Questi, ed altri innumerevoli, sono morti non malgrado il loro valore, ma per
il loro valore. L’amico religioso mi aveva detto che ero sopravvissuto affinché
portassi testimonianza. L’ho fatto, meglio che ho potuto, e non avrei potuto
non farlo; e ancora lo faccio, ogni volta che se ne presenta l’occasione; ma il
pensiero che questo mio testimoniare abbia potuto fruttarmi da solo il
privilegio di sopravvivere, e di vivere per molti anni senza grossi problemi,
mi inquieta, perché non vedo proporzione fra il privilegio e il risultato. Lo
ripeto, non siamo noi, i superstiti, i testimoni veri.

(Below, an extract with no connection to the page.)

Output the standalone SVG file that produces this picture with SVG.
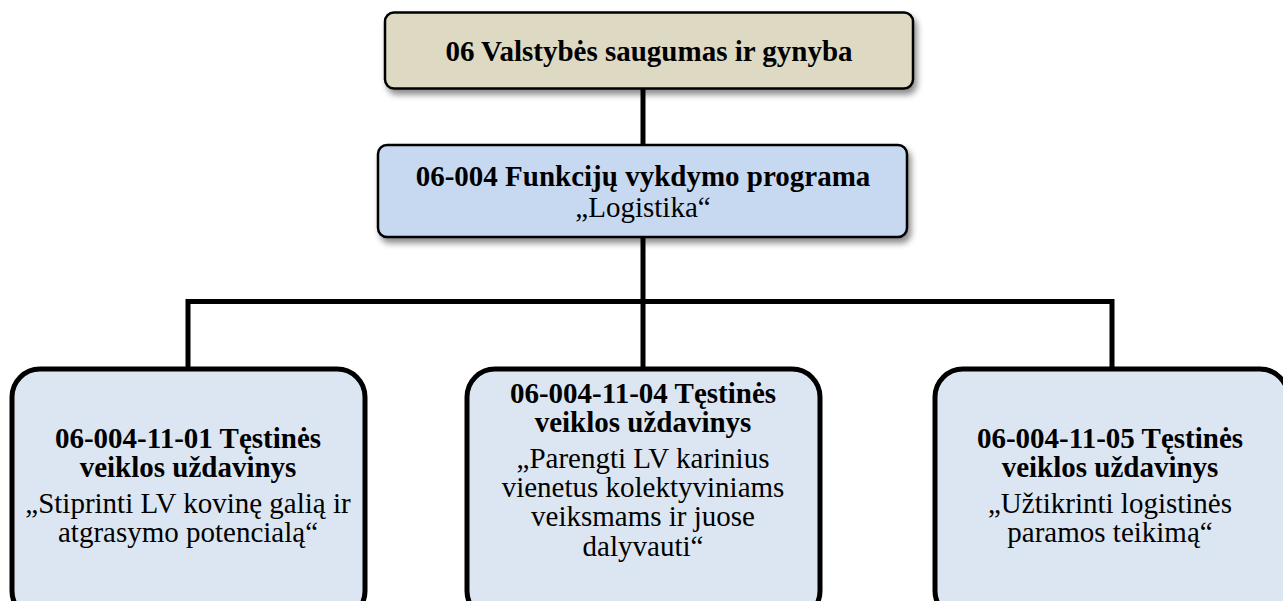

È questa una nozione
scomoda, di cui ho preso coscienza a poco a poco, leggendo le memorie altrui, e
rileggendo le mie a distanza di anni. Noi sopravvissuti siamo una minoranza
anomala oltre che esigua: siamo quelli che, per loro prevaricazione o abilità o
fortuna, non hanno toccato il fondo. Chi lo ha fatto, chi ha visto la Gorgone,
non è tornato per raccontare, o è tornato muto; ma sono loro, i «mussulmani», i
sommersi, i testimoni integrali, coloro la cui deposizione avrebbe avuto
significato generale. Loro sono la regola, noi l’eccezione.